It's been a while since my last quick tips piece, so today I want to let you in on a little production secret of mine: stacked EQs.
Outside of adjusting faders, I'd have to argue that EQing is the most vital aspect of mixing. Of course compression and using send effects such as reverb are important, but there's nothing quite like having a tool that allows you to literally sculpt your sounds in the frequency domain.
If you have the computing power, I'd also argue that you should have an EQ ready to go on every single track in your DAW. It sounds a little extreme but it's just too important a device to ignore!
No matter what the synth, loop or sample is that you're using, as soon as you bring in other sounds and instruments around it, you'll need to start tweaking frequencies to ensure balance, clarity and weight are in the appropriate places. EQing gives you this ability.
Now, if you're anything like me, you'll tend to use a fair amount of plugins and effects - from choruses and delays to phasers, distortions and so on, it's in my nature to play around with the given synth or sound I'm working with and morph it into something new.
Again, if you're like me, you'll have an EQ at the very top of the plugin chain, as it was probably the first thing you thought of using to start tweaking your sound and make it fit within your project.
What I feel often gets forgotten during this process however, is that the majority of effects plugins are acting on the frequency content of your sound - distortion is adding upper harmonics, chorus is causing phase cancellation and so on.
This means that the waveform leaving your effects chain is really rather different from the one which enters it from the source synth or sample - what I'm arguing for here is adding a second EQ at the end of the list, or even using a few peppered throughout your chain to allow for greater control over the resulting signal.
"Wait a minute!", I hear you cry, "my laptop's from the year 2000 and can't handle much more than a second copy of Serum!"
CPU usage is of course always a concern, and there's nothing more frustrating than being prevented from working on your music at the pace you'd like due to slow computer processing.
The reality is however, that today's computers are extremely powerful and more than capable of running a huge array of plugins per DAW session.
Plugins are also becoming more and more efficient in terms of their CPU usage, especially those that come boxed with your DAW software.

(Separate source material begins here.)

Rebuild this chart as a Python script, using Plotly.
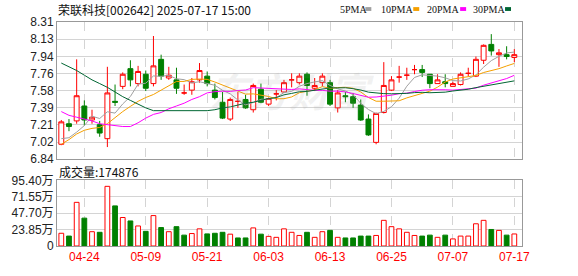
import plotly.graph_objects as go
import pandas as pd
import numpy as np

# ---------------- data ----------------
dates = ["04-21", "04-22", "04-23", "04-24", "04-25", "04-28", "04-29", "04-30",
         "05-06", "05-07", "05-08", "05-09", "05-12", "05-13", "05-14", "05-15", "05-16",
         "05-19", "05-20", "05-21", "05-22", "05-23", "05-26", "05-27", "05-28", "05-29", "05-30",
         "06-03", "06-04", "06-05", "06-06", "06-09", "06-10", "06-11", "06-12", "06-13",
         "06-16", "06-17", "06-18", "06-19", "06-20", "06-23", "06-24", "06-25", "06-26", "06-27", "06-30",
         "07-01", "07-02", "07-03", "07-04", "07-07", "07-08", "07-09", "07-10", "07-11",
         "07-14", "07-15", "07-16", "07-17"]

opens = [7.00, 7.22, 7.25, 7.41, 7.26, 7.21, 7.06, 7.46, 7.62, 7.81,
         7.65, 7.75, 7.65, 7.91, 7.71, 7.69, 7.55, 7.58, 7.69, 7.73,
         7.58, 7.45, 7.27, 7.46, 7.48, 7.37, 7.59, 7.43, 7.54, 7.56,
         7.69, 7.66, 7.75, 7.60, 7.66, 7.66, 7.39, 7.52, 7.51, 7.42,
         7.27, 7.02, 7.34, 7.58, 7.72, 7.74, 7.80, 7.80, 7.75, 7.65,
         7.67, 7.62, 7.64, 7.76, 7.73, 7.90, 8.07, 7.96, 7.96, 7.93]
highs = [7.26, 7.27, 7.91, 7.47, 7.37, 7.25, 7.83, 7.64, 7.77, 7.90,
         7.84, 7.79, 8.16, 7.96, 7.83, 7.82, 7.64, 7.71, 7.87, 7.78,
         7.65, 7.56, 7.50, 7.56, 7.53, 7.65, 7.65, 7.50, 7.58, 7.69,
         7.76, 7.76, 7.77, 7.71, 7.76, 7.69, 7.58, 7.56, 7.55, 7.48,
         7.32, 7.34, 7.88, 7.73, 7.84, 7.82, 7.85, 7.85, 7.75, 7.75,
         7.75, 7.67, 7.77, 7.82, 7.94, 8.07, 8.18, 8.02, 8.05, 8.02]
lows = [6.99, 7.14, 7.22, 7.20, 7.22, 7.08, 6.97, 7.41, 7.59, 7.62,
        7.62, 7.57, 7.62, 7.69, 7.69, 7.54, 7.53, 7.53, 7.66, 7.62,
        7.48, 7.27, 7.25, 7.39, 7.38, 7.34, 7.44, 7.41, 7.47, 7.55,
        7.61, 7.64, 7.52, 7.57, 7.62, 7.41, 7.34, 7.45, 7.39, 7.25,
        7.09, 7.00, 7.33, 7.57, 7.66, 7.69, 7.75, 7.72, 7.60, 7.65,
        7.61, 7.62, 7.63, 7.73, 7.72, 7.86, 7.95, 7.83, 7.91, 7.88]
closes = [7.24, 7.19, 7.52, 7.26, 7.29, 7.12, 7.55, 7.45, 7.75, 7.69,
          7.78, 7.60, 7.84, 7.73, 7.74, 7.60, 7.55, 7.67, 7.79, 7.65,
          7.50, 7.28, 7.48, 7.46, 7.39, 7.63, 7.45, 7.49, 7.54, 7.66,
          7.69, 7.73, 7.63, 7.63, 7.73, 7.43, 7.55, 7.51, 7.44, 7.26,
          7.10, 7.33, 7.63, 7.69, 7.72, 7.74, 7.80, 7.77, 7.65, 7.69,
          7.65, 7.65, 7.75, 7.76, 7.91, 8.06, 8.00, 7.98, 7.94, 7.96]
# volume in 万 (hands)
volumes = [18.5, 14.4, 63.4, 40.5, 20.8, 19.9, 86.7, 58.3, 41.4, 36.4,
           29.1, 21.3, 44.2, 26.8, 20.8, 28.1, 15.8, 18.1, 24.9, 17.6,
           18.5, 19.9, 17.2, 11.7, 11.7, 26.3, 17.2, 14.0, 12.6, 24.9,
           19.9, 15.3, 19.9, 12.6, 20.8, 22.7, 12.6, 11.7, 11.7, 14.4,
           14.4, 15.3, 37.3, 28.1, 24.9, 19.9, 15.3, 14.4, 15.8, 12.6,
           15.8, 10.3, 14.4, 14.4, 32.3, 37.3, 24.0, 22.7, 15.8, 17.4876]

# moving-average values before a full window exists inside the shown period
ma5_head = [7.06, 7.07, 7.13, 7.20]
ma10_head = [7.00, 7.05, 7.11, 7.15, 7.17, 7.18, 7.22, 7.29, 7.35]
ma20_head = [7.35, 7.31, 7.29, 7.27, 7.25, 7.22, 7.21, 7.20, 7.19, 7.19,
             7.23, 7.28, 7.32, 7.34, 7.38, 7.41, 7.44, 7.48, 7.51]
ma30_head = [7.87, 7.83, 7.79, 7.74, 7.69, 7.65, 7.61, 7.56, 7.51, 7.47,
             7.43, 7.39, 7.36, 7.36, 7.36, 7.36, 7.36, 7.36, 7.36, 7.36,
             7.37, 7.39, 7.40, 7.42, 7.44, 7.45, 7.47, 7.49, 7.50]

price_ticks = ["6.84", "7.02", "7.21", "7.39", "7.58", "7.76", "7.94", "8.13", "8.31"]
vol_ticks = ["0", "23.85万", "47.70万", "71.55万", "95.40万"]
x_ticks = ["04-24", "05-09", "05-21", "06-03", "06-13", "06-25", "07-07", "07-17"]
ma_names = ["5PMA", "10PMA", "20PMA", "30PMA"]

title_text = "荣联科技[002642] 2025-07-17 15:00"

# ---------------- styles ----------------
RED = "#ff0000"
GREEN = "#008000"
MA_COLORS = ["#a0a0a0", "#f5a000", "#ff00ff", "#006633"]
GRID = "#d4d4d4"
FRAME = "#999999"
W, H = 578, 276
L, R, T, B = 56, 56, 22, 21
pw, ph = W - L - R, H - T - B


def fx(px):
    return (px - L) / pw


def fy(py):
    return (H - B - py) / ph


# ---------------- derived ----------------
cl = pd.Series(closes)


def ma(n, head):
    m = cl.rolling(n).mean().tolist()
    return [head[i] if i < len(head) else m[i] for i in range(len(closes))]


mas = [ma(5, ma5_head), ma(10, ma10_head), ma(20, ma20_head), ma(30, ma30_head)]

up = [c >= o for o, c in zip(opens, closes)]
vol_up = []
for i, (o, c) in enumerate(zip(opens, closes)):
    if c != o:
        vol_up.append(c > o)
    else:
        vol_up.append(i == 0 or c >= closes[i - 1])


def pick(arr, mask):
    return [a for a, m in zip(arr, mask) if m]


down = [not u for u in up]

fig = go.Figure()

# MA lines
for name, vals, col in zip(ma_names, mas, MA_COLORS):
    fig.add_trace(go.Scatter(x=dates, y=vals, mode="lines", name=name,
                             line=dict(color=col, width=1), xaxis="x", yaxis="y",
                             hoverinfo="skip"))

# candles (up: hollow red, down: solid green)
fig.add_trace(go.Candlestick(
    x=pick(dates, up), open=pick(opens, up), high=pick(highs, up),
    low=pick(lows, up), close=pick(closes, up),
    increasing=dict(line=dict(color=RED, width=1), fillcolor="white"),
    decreasing=dict(line=dict(color=RED, width=1), fillcolor="white"),
    whiskerwidth=0, xaxis="x", yaxis="y", name="up"))
fig.add_trace(go.Candlestick(
    x=pick(dates, down), open=pick(opens, down), high=pick(highs, down),
    low=pick(lows, down), close=pick(closes, down),
    increasing=dict(line=dict(color=GREEN, width=1), fillcolor=GREEN),
    decreasing=dict(line=dict(color=GREEN, width=1), fillcolor=GREEN),
    whiskerwidth=0, xaxis="x", yaxis="y", name="down"))

# volume bars
fig.add_trace(go.Bar(
    x=dates, y=volumes, width=0.62,
    marker=dict(color=["white" if u else GREEN for u in vol_up],
                line=dict(color=[RED if u else GREEN for u in vol_up], width=1)),
    xaxis="x2", yaxis="y2", name="vol"))

pmin, pmax = float(price_ticks[0]), float(price_ticks[-1])
vmax = float(vol_ticks[-1].replace("万", ""))
xr = [-0.56, len(dates) - 1 + 1.0]

axis_common = dict(showline=True, mirror=True, linecolor=FRAME, linewidth=1,
                   zeroline=False, fixedrange=True)
tick_font = dict(family="Liberation Sans, Noto Sans CJK SC", size=12, color="#222222")

fig.update_layout(
    width=W, height=H, margin=dict(l=L, r=R, t=T, b=B),
    paper_bgcolor="white", plot_bgcolor="white", showlegend=False,
    boxgap=0.2, boxgroupgap=0.2,
    xaxis=dict(type="category", domain=[0, 1], anchor="y", range=xr,
               rangeslider=dict(visible=False), tickmode="array", tickvals=x_ticks,
               showticklabels=False, showgrid=True, gridcolor=GRID, griddash="dash",
               ticks="", **axis_common),
    yaxis=dict(domain=[fy(164.7), 1], anchor="x", range=[pmin, pmax],
               tickmode="array", tickvals=list(np.linspace(pmin, pmax, len(price_ticks))),
               ticktext=price_ticks, showgrid=True, gridcolor=GRID, ticks="",
               tickfont=tick_font, **axis_common),
    xaxis2=dict(type="category", domain=[0, 1], anchor="y2", range=xr,
                tickmode="array", tickvals=x_ticks, ticktext=x_ticks,
                showgrid=True, gridcolor=GRID, griddash="dash", ticks="",
                tickfont=dict(family="Liberation Sans", size=12, color=RED),
                **axis_common),
    yaxis2=dict(domain=[0, fy(186.7)], anchor="x2", range=[0, vmax],
                tickmode="array", tickvals=list(np.linspace(0, vmax, len(vol_ticks))),
                ticktext=vol_ticks, showgrid=True, gridcolor=GRID, ticks="",
                tickfont=tick_font, **axis_common),
)

ann = []
ann.append(dict(text=title_text, x=fx(55), y=fy(9), xref="paper", yref="paper",
                xanchor="left", yanchor="middle", showarrow=False,
                font=dict(family="Noto Sans CJK SC", size=12, color="#111111")))
ann.append(dict(text="成交量:" + f"{volumes[-1] * 10000:.0f}", x=fx(56), y=fy(177),
                xref="paper", yref="paper", xanchor="left", yanchor="middle",
                showarrow=False,
                font=dict(family="Noto Sans CJK SC", size=12, color="#111111")))
# legend: text start and square start (pixels)
text_left = [338, 379, 425, 471]
sq_left = [365, 413, 460, 505]
for name, col, tx, sx in zip(ma_names, MA_COLORS, text_left, sq_left):
    ann.append(dict(text=name, x=fx(tx), y=fy(9), xref="paper", yref="paper",
                    xanchor="left", yanchor="middle", showarrow=False,
                    font=dict(family="Liberation Serif", size=10, color="#111111")))
    fig.add_shape(type="rect", xref="paper", yref="paper",
                  x0=fx(sx), x1=fx(sx + 6), y0=fy(10.5), y1=fy(6.5),
                  fillcolor=col, line=dict(width=0))
# watermark
ann.append(dict(text="<b><i>东方财富</i></b>", x=fx(292), y=fy(93), xref="paper", yref="paper",
                xanchor="center", yanchor="middle", showarrow=False,
                font=dict(family="Noto Sans CJK SC", size=40, color="rgba(150,150,150,0.12)")))
fig.update_layout(annotations=ann)

fig.write_html("out.html")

So in other words, using lots of EQs on your tracks really shouldn't be much of a CPU issue anymore, though if it is for you and your machine, you'll have to be selective in where you apply the advice in this article.

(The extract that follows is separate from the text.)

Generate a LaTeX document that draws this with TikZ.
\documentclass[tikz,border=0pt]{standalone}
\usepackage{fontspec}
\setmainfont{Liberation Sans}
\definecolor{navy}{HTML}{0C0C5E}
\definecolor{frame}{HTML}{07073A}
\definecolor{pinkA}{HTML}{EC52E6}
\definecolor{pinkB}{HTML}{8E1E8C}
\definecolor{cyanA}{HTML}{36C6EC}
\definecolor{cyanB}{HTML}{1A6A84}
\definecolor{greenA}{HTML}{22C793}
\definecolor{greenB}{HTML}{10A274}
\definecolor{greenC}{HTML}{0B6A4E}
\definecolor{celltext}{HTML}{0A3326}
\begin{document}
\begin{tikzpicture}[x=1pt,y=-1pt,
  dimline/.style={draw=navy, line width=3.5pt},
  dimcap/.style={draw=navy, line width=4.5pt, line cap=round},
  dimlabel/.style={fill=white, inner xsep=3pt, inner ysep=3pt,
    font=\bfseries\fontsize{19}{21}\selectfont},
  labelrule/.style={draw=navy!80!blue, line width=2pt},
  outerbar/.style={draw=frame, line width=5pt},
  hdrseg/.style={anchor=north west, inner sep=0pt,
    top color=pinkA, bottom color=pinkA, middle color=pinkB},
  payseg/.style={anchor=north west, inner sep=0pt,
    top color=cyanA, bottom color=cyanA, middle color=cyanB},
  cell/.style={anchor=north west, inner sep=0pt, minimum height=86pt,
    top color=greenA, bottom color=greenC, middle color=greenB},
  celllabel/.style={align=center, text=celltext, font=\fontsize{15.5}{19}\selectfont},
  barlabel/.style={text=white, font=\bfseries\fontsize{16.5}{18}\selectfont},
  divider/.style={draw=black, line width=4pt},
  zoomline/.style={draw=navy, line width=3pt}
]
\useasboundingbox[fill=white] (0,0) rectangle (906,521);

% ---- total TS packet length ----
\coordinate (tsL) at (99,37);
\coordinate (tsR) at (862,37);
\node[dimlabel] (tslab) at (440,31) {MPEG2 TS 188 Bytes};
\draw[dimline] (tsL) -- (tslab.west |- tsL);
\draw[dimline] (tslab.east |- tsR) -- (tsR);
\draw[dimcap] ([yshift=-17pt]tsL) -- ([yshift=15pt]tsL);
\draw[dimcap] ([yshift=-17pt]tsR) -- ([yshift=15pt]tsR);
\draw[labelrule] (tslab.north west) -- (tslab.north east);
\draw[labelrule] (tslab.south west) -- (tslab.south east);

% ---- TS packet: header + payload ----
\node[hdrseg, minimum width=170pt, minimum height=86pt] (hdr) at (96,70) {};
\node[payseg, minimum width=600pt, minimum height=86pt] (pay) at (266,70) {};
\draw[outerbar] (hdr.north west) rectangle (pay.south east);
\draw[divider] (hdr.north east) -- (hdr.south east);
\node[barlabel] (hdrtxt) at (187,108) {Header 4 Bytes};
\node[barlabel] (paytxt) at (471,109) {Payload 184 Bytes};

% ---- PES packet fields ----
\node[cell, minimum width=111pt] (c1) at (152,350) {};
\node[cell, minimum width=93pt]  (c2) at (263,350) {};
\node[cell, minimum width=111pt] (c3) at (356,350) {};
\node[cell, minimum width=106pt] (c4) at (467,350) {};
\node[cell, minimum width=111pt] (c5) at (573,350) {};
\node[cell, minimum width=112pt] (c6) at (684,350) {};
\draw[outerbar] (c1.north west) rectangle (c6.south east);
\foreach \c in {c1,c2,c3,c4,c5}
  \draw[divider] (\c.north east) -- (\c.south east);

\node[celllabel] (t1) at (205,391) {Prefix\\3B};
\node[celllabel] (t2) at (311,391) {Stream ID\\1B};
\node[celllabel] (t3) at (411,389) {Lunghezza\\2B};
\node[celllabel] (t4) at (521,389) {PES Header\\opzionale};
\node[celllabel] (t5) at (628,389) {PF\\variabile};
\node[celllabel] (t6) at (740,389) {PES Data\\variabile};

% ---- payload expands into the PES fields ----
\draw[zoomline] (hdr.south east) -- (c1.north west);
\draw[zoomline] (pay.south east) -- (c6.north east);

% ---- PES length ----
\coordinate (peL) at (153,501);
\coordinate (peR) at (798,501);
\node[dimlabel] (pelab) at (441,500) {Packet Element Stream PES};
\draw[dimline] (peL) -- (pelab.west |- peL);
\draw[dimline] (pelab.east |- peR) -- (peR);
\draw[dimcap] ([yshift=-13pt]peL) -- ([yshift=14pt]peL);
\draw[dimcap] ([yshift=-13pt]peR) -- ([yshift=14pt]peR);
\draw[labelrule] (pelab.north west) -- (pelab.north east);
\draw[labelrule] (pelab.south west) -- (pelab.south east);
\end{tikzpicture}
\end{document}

Line Them Up, In The Right Order
I believe it's beneficial to think of your DAW in terms of how old analog mixing desks worked - an understanding of the flow of audio information from one place to another, being affected by every process it runs through, is crucial in mastering the software and improving the quality of your music.
Think of a VST synth patch running into a chorus plugin - this sort of processor scrambles the phasing of your sound, which can often lead to excessive energy in the lower mid range of the frequency spectrum making things sound a bit bloated and murky.

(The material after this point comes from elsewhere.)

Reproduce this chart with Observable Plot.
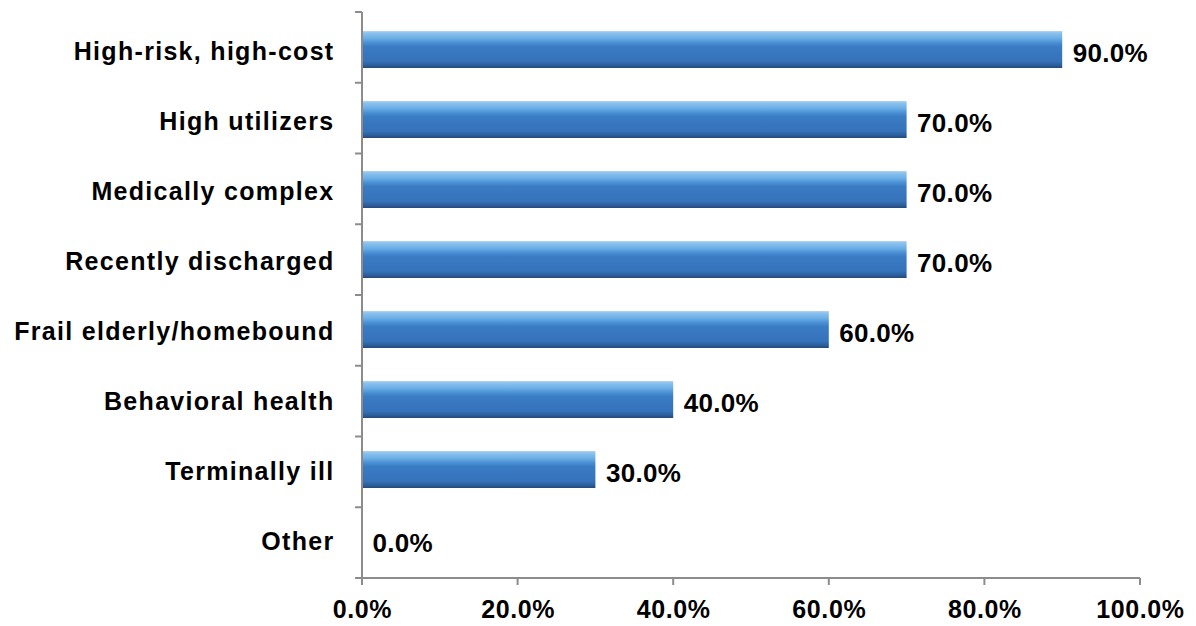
<!DOCTYPE html>
<html>
<head>
<meta charset="utf-8">
<script src="https://cdn.jsdelivr.net/npm/d3@7"></script>
<script src="https://cdn.jsdelivr.net/npm/@observablehq/plot@0.6"></script>
<style>
  html, body { margin: 0; padding: 0; background: #fff; }
  #chart svg { display: block; }
</style>
</head>
<body>
<div id="chart"></div>
<script>
const categories = ["High-risk, high-cost", "High utilizers", "Medically complex", "Recently discharged", "Frail elderly/homebound", "Behavioral health", "Terminally ill", "Other"];
const values = [0.90, 0.70, 0.70, 0.70, 0.60, 0.40, 0.30, 0.00];
const xTicks = [0, 0.2, 0.4, 0.6, 0.8, 1.0];

const data = categories.map((c, i) => ({category: c, value: values[i]}));

const axisColor = "#8c8c8c";
const font = "'Liberation Sans', Arial, sans-serif";
const fmt = d3.format(".1%");

const plot = Plot.plot({
  width: 1196,
  height: 626,
  marginLeft: 362,
  marginRight: 56,
  marginTop: 12,
  marginBottom: 48,
  style: {fontFamily: font, fontWeight: "bold", fontSize: "24px", color: "#000", background: "#fff"},
  x: {domain: [0, 1], ticks: xTicks, tickFormat: fmt, label: null},
  y: {domain: categories, paddingInner: 0.47, paddingOuter: 0.235, label: null},
  marks: [
    Plot.barX(data, {x: "value", y: "category", fill: "url(#barGrad)", filter: d => d.value > 0, style: "filter:url(#barShadow)"}),
    Plot.text(data, {x: "value", y: "category", text: d => fmt(d.value), textAnchor: "start", dx: 10, dy: 4, fontSize: 26, fontWeight: "bold", fill: "#000"}),
    Plot.axisY({tickSize: 0, tickPadding: 28, fontSize: 25, fontWeight: "bold", fill: "#000", dy: 2}),
    Plot.axisX({ticks: xTicks, tickFormat: fmt, tickSize: 0, tickPadding: 22, fontSize: 25, fontWeight: "bold", fill: "#000"})
  ]
});

const svg = d3.select(plot);
svg.selectAll("g[aria-label='y-axis tick label'] text").attr("letter-spacing", "1.3px");
svg.selectAll("g[aria-label='x-axis tick label'] text").attr("letter-spacing", "0.6px");
svg.selectAll("g[aria-label='text'] text").attr("letter-spacing", "0.3px");

const xs = plot.scale("x");
const x0 = xs.apply(0);
const yTop = 12, yBottom = 626 - 48;

const g = svg.append("g").attr("stroke", axisColor).attr("stroke-width", 2).attr("fill", "none");
g.append("line").attr("x1", x0).attr("x2", x0).attr("y1", yTop).attr("y2", yBottom);
g.append("line").attr("x1", x0).attr("x2", xs.apply(1)).attr("y1", yBottom).attr("y2", yBottom);
xTicks.forEach(t => {
  g.append("line").attr("x1", xs.apply(t)).attr("x2", xs.apply(t)).attr("y1", yBottom).attr("y2", yBottom + 7);
});
for (let i = 0; i <= categories.length; i++) {
  const yy = yTop + i * (yBottom - yTop) / categories.length;
  g.append("line").attr("x1", x0 - 7).attr("x2", x0).attr("y1", yy).attr("y2", yy);
}

const defs = svg.insert("defs", ":first-child");
const grad = defs.append("linearGradient").attr("id", "barGrad").attr("x1", 0).attr("x2", 0).attr("y1", 0).attr("y2", 1);
[
  [0, "#b7d3ec"], [0.05, "#8cc3ee"], [0.2, "#6aaee6"], [0.32, "#4a8fd4"],
  [0.42, "#3a7cc4"], [0.82, "#3572ba"], [0.92, "#2c5f9c"], [1, "#24497a"]
].forEach(([o, c]) => grad.append("stop").attr("offset", o).attr("stop-color", c));
const f = defs.append("filter").attr("id", "barShadow").attr("x", "-5%").attr("y", "-20%").attr("width", "110%").attr("height", "160%");
f.append("feDropShadow").attr("dx", 2).attr("dy", 3).attr("stdDeviation", 2.5).attr("flood-color", "#000").attr("flood-opacity", 0.25);

document.getElementById("chart").appendChild(plot);
</script>
</body>
</html>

Attempting to EQ this out of the sound after the chorus plugin will produce quite a different effect from doing it beforehand - removing some of this energy in your sound before it gets sent to the chorus should, in my opinion, produce a cleaner sounding result, as the chorus is being directed to work more strongly on the other frequencies present.
The same logic can be applied to distortion - this effect will brighten up your sound, adding upper harmonics and high frequency energy. Reducing the amount of treble in your sound before it gets sent to your distortion unit should help produce a more rounded, balanced output.
Subtly Does It
Now imagine a much more complex series of plugins, all having their effect on the frequency content of your sound - we could even go as far as to say that the more plugins you use in a given sound, the more you run the risk of unduly amplifying the energy of particular groups of frequencies.
Think back to your early DAW experiments - it's hard to resist just stacking up as many plugins and effects as you can, getting lost in the joy of processing and tweaking.
Whilst this is an important part of learning how your effects work, it will almost certainly have resulted in bulging, messy mixes lacking space, precision and power.
Your effects use will probably have calmed down a little but even using just 2 or 3 plugins in a chain will benefit from stacking EQs at the beginning, end and even in between.
Do It Yourself
A good exercise to illustrate the worth of this technique is as follows:
1. open up one of your sessions and find a track with quite a few plugins loaded up on it. Make a copy of this track.
2. on the copy, bypass all the effects save the first, and listen careful to what this is doing to the sound by alternately muting and activating it. Could the sound have more bass or treble, or is it a bit muddy in the mid range? Try correcting the answers to these questions with EQ, both before and after the plugin.
3. once you're happy, keep this plugin and EQ active and move on to the next effect plugin in the chain. Repeat the process for step 2 above - move on to the next plugin in the list and so on, till you're at the end.
4. now, you can A/B test this EQed track with the original, by muting/activating each in turn and listening to the sound within the context of your track. If you've been careful and treated the sound accordingly, I'd be willing to bet your EQed sound is working better in your mix.
I should say that I'm not advocating literally always pairing your effects plugins with an EQ, only where you feel the sound would benefit from a bit of treatment either before or after the VST. I'd say I typically use 2 EQs per track, at the top and bottom, with 3 used in extreme cases but you'll find your own preference in good time.